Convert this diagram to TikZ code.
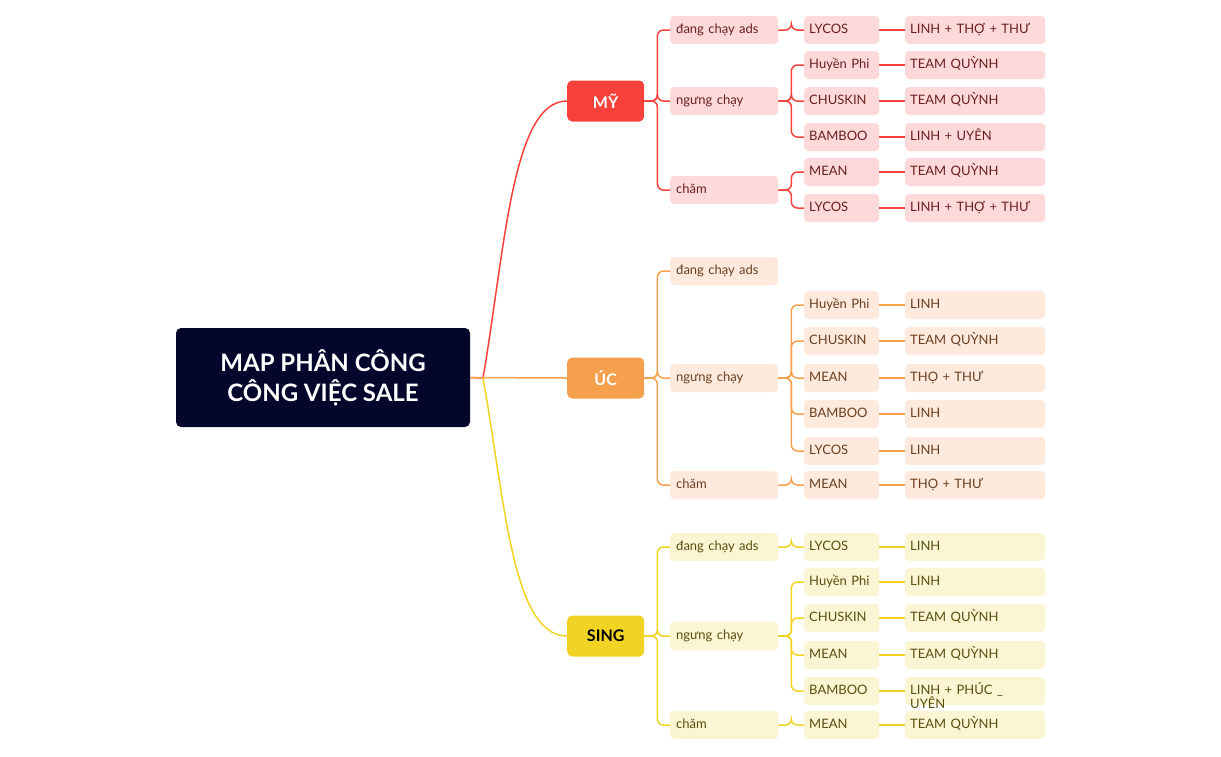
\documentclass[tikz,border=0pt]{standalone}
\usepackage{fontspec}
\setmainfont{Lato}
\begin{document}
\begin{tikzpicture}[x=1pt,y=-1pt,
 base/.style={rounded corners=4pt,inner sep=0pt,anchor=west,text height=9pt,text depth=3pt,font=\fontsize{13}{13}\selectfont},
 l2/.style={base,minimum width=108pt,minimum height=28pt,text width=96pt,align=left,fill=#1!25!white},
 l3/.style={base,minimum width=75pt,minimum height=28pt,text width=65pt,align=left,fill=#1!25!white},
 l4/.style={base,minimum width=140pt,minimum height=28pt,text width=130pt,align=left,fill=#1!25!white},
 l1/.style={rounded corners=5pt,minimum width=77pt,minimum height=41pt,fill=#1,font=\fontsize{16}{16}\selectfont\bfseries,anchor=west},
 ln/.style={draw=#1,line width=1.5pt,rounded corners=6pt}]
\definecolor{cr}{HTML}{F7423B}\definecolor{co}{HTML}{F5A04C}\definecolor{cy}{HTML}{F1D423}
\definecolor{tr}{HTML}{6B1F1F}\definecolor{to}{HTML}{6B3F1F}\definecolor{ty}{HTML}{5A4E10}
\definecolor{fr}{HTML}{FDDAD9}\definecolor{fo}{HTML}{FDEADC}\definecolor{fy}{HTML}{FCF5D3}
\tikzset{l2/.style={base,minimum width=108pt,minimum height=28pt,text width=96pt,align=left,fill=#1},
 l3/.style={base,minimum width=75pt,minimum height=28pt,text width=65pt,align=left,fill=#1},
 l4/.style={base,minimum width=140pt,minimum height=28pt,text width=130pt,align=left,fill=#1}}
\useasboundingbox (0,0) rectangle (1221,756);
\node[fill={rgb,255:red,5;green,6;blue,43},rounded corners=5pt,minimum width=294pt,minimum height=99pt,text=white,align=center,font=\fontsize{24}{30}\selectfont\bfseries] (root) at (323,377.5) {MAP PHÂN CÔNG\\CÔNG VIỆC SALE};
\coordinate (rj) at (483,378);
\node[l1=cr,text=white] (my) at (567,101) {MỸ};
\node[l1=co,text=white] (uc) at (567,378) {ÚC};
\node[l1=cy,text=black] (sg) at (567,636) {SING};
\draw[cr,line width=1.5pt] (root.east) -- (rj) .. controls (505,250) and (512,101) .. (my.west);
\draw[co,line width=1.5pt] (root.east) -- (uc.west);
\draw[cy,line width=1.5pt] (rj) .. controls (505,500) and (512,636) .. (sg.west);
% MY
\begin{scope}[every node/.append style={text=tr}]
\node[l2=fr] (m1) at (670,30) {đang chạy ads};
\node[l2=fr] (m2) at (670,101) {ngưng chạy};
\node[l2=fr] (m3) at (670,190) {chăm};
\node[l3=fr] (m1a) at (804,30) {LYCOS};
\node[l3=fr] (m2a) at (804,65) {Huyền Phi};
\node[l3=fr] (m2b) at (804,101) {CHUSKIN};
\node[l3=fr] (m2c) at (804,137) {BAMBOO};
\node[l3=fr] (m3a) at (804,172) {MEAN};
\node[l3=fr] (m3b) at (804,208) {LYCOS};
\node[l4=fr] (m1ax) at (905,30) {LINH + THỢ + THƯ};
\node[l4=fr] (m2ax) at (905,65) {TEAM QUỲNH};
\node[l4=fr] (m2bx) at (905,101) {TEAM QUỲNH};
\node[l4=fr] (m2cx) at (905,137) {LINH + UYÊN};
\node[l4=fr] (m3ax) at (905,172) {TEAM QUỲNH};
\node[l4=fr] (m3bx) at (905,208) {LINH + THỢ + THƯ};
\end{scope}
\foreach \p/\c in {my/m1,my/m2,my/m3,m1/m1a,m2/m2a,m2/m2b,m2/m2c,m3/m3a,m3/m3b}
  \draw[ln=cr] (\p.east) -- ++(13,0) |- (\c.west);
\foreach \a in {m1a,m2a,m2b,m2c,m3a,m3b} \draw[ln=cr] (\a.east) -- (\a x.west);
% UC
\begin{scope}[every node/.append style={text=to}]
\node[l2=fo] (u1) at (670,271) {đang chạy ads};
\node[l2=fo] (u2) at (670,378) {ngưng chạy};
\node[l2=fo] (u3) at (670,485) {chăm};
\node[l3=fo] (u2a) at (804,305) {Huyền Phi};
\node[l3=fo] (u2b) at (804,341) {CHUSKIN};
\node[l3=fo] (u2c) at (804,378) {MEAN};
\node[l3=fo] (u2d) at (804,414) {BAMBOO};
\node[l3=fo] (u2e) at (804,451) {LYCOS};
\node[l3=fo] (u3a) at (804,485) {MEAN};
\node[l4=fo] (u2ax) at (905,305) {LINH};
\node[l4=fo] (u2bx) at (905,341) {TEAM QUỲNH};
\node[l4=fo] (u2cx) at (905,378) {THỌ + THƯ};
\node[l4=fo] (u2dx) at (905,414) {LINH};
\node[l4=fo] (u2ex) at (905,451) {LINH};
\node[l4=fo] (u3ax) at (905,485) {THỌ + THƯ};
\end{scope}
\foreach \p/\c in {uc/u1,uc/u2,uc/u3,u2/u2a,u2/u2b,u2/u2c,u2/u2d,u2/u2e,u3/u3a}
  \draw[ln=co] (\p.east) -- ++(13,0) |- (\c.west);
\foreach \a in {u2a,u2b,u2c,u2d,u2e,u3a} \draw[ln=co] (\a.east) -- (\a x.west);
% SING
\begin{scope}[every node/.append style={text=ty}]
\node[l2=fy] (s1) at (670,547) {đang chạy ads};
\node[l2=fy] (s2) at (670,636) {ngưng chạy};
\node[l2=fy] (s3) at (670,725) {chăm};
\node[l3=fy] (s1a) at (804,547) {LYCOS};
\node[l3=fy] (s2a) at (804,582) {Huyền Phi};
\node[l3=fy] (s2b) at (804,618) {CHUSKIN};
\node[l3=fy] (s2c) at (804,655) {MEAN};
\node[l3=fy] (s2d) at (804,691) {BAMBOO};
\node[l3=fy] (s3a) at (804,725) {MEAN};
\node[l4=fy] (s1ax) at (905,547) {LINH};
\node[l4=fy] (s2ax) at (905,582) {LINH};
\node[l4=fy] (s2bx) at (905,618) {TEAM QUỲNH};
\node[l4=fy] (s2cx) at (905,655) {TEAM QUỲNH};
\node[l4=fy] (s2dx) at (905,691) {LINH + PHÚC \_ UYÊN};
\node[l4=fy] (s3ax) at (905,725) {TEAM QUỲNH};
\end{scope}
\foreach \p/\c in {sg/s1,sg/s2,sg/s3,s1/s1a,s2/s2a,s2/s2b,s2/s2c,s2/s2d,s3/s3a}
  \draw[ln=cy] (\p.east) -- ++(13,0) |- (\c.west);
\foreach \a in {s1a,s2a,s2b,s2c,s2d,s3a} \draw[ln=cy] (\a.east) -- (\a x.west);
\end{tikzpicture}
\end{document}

**REQUIREMENTS:** Copy the listing in full and without alteration, omitting every picture.

**FINAL RESULT:**
Convert this diagram to TikZ code.
\documentclass[tikz,border=0pt]{standalone}
\usepackage{fontspec}
\setmainfont{Lato}
\begin{document}
\begin{tikzpicture}[x=1pt,y=-1pt,
 base/.style={rounded corners=4pt,inner sep=0pt,anchor=west,text height=9pt,text depth=3pt,font=\fontsize{13}{13}\selectfont},
 l2/.style={base,minimum width=108pt,minimum height=28pt,text width=96pt,align=left,fill=#1!25!white},
 l3/.style={base,minimum width=75pt,minimum height=28pt,text width=65pt,align=left,fill=#1!25!white},
 l4/.style={base,minimum width=140pt,minimum height=28pt,text width=130pt,align=left,fill=#1!25!white},
 l1/.style={rounded corners=5pt,minimum width=77pt,minimum height=41pt,fill=#1,font=\fontsize{16}{16}\selectfont\bfseries,anchor=west},
 ln/.style={draw=#1,line width=1.5pt,rounded corners=6pt}]
\definecolor{cr}{HTML}{F7423B}\definecolor{co}{HTML}{F5A04C}\definecolor{cy}{HTML}{F1D423}
\definecolor{tr}{HTML}{6B1F1F}\definecolor{to}{HTML}{6B3F1F}\definecolor{ty}{HTML}{5A4E10}
\definecolor{fr}{HTML}{FDDAD9}\definecolor{fo}{HTML}{FDEADC}\definecolor{fy}{HTML}{FCF5D3}
\tikzset{l2/.style={base,minimum width=108pt,minimum height=28pt,text width=96pt,align=left,fill=#1},
 l3/.style={base,minimum width=75pt,minimum height=28pt,text width=65pt,align=left,fill=#1},
 l4/.style={base,minimum width=140pt,minimum height=28pt,text width=130pt,align=left,fill=#1}}
\useasboundingbox (0,0) rectangle (1221,756);
\node[fill={rgb,255:red,5;green,6;blue,43},rounded corners=5pt,minimum width=294pt,minimum height=99pt,text=white,align=center,font=\fontsize{24}{30}\selectfont\bfseries] (root) at (323,377.5) {MAP PHÂN CÔNG\\CÔNG VIỆC SALE};
\coordinate (rj) at (483,378);
\node[l1=cr,text=white] (my) at (567,101) {MỸ};
\node[l1=co,text=white] (uc) at (567,378) {ÚC};
\node[l1=cy,text=black] (sg) at (567,636) {SING};
\draw[cr,line width=1.5pt] (root.east) -- (rj) .. controls (505,250) and (512,101) .. (my.west);
\draw[co,line width=1.5pt] (root.east) -- (uc.west);
\draw[cy,line width=1.5pt] (rj) .. controls (505,500) and (512,636) .. (sg.west);
% MY
\begin{scope}[every node/.append style={text=tr}]
\node[l2=fr] (m1) at (670,30) {đang chạy ads};
\node[l2=fr] (m2) at (670,101) {ngưng chạy};
\node[l2=fr] (m3) at (670,190) {chăm};
\node[l3=fr] (m1a) at (804,30) {LYCOS};
\node[l3=fr] (m2a) at (804,65) {Huyền Phi};
\node[l3=fr] (m2b) at (804,101) {CHUSKIN};
\node[l3=fr] (m2c) at (804,137) {BAMBOO};
\node[l3=fr] (m3a) at (804,172) {MEAN};
\node[l3=fr] (m3b) at (804,208) {LYCOS};
\node[l4=fr] (m1ax) at (905,30) {LINH + THỢ + THƯ};
\node[l4=fr] (m2ax) at (905,65) {TEAM QUỲNH};
\node[l4=fr] (m2bx) at (905,101) {TEAM QUỲNH};
\node[l4=fr] (m2cx) at (905,137) {LINH + UYÊN};
\node[l4=fr] (m3ax) at (905,172) {TEAM QUỲNH};
\node[l4=fr] (m3bx) at (905,208) {LINH + THỢ + THƯ};
\end{scope}
\foreach \p/\c in {my/m1,my/m2,my/m3,m1/m1a,m2/m2a,m2/m2b,m2/m2c,m3/m3a,m3/m3b}
  \draw[ln=cr] (\p.east) -- ++(13,0) |- (\c.west);
\foreach \a in {m1a,m2a,m2b,m2c,m3a,m3b} \draw[ln=cr] (\a.east) -- (\a x.west);
% UC
\begin{scope}[every node/.append style={text=to}]
\node[l2=fo] (u1) at (670,271) {đang chạy ads};
\node[l2=fo] (u2) at (670,378) {ngưng chạy};
\node[l2=fo] (u3) at (670,485) {chăm};
\node[l3=fo] (u2a) at (804,305) {Huyền Phi};
\node[l3=fo] (u2b) at (804,341) {CHUSKIN};
\node[l3=fo] (u2c) at (804,378) {MEAN};
\node[l3=fo] (u2d) at (804,414) {BAMBOO};
\node[l3=fo] (u2e) at (804,451) {LYCOS};
\node[l3=fo] (u3a) at (804,485) {MEAN};
\node[l4=fo] (u2ax) at (905,305) {LINH};
\node[l4=fo] (u2bx) at (905,341) {TEAM QUỲNH};
\node[l4=fo] (u2cx) at (905,378) {THỌ + THƯ};
\node[l4=fo] (u2dx) at (905,414) {LINH};
\node[l4=fo] (u2ex) at (905,451) {LINH};
\node[l4=fo] (u3ax) at (905,485) {THỌ + THƯ};
\end{scope}
\foreach \p/\c in {uc/u1,uc/u2,uc/u3,u2/u2a,u2/u2b,u2/u2c,u2/u2d,u2/u2e,u3/u3a}
  \draw[ln=co] (\p.east) -- ++(13,0) |- (\c.west);
\foreach \a in {u2a,u2b,u2c,u2d,u2e,u3a} \draw[ln=co] (\a.east) -- (\a x.west);
% SING
\begin{scope}[every node/.append style={text=ty}]
\node[l2=fy] (s1) at (670,547) {đang chạy ads};
\node[l2=fy] (s2) at (670,636) {ngưng chạy};
\node[l2=fy] (s3) at (670,725) {chăm};
\node[l3=fy] (s1a) at (804,547) {LYCOS};
\node[l3=fy] (s2a) at (804,582) {Huyền Phi};
\node[l3=fy] (s2b) at (804,618) {CHUSKIN};
\node[l3=fy] (s2c) at (804,655) {MEAN};
\node[l3=fy] (s2d) at (804,691) {BAMBOO};
\node[l3=fy] (s3a) at (804,725) {MEAN};
\node[l4=fy] (s1ax) at (905,547) {LINH};
\node[l4=fy] (s2ax) at (905,582) {LINH};
\node[l4=fy] (s2bx) at (905,618) {TEAM QUỲNH};
\node[l4=fy] (s2cx) at (905,655) {TEAM QUỲNH};
\node[l4=fy] (s2dx) at (905,691) {LINH + PHÚC \_ UYÊN};
\node[l4=fy] (s3ax) at (905,725) {TEAM QUỲNH};
\end{scope}
\foreach \p/\c in {sg/s1,sg/s2,sg/s3,s1/s1a,s2/s2a,s2/s2b,s2/s2c,s2/s2d,s3/s3a}
  \draw[ln=cy] (\p.east) -- ++(13,0) |- (\c.west);
\foreach \a in {s1a,s2a,s2b,s2c,s2d,s3a} \draw[ln=cy] (\a.east) -- (\a x.west);
\end{tikzpicture}
\end{document}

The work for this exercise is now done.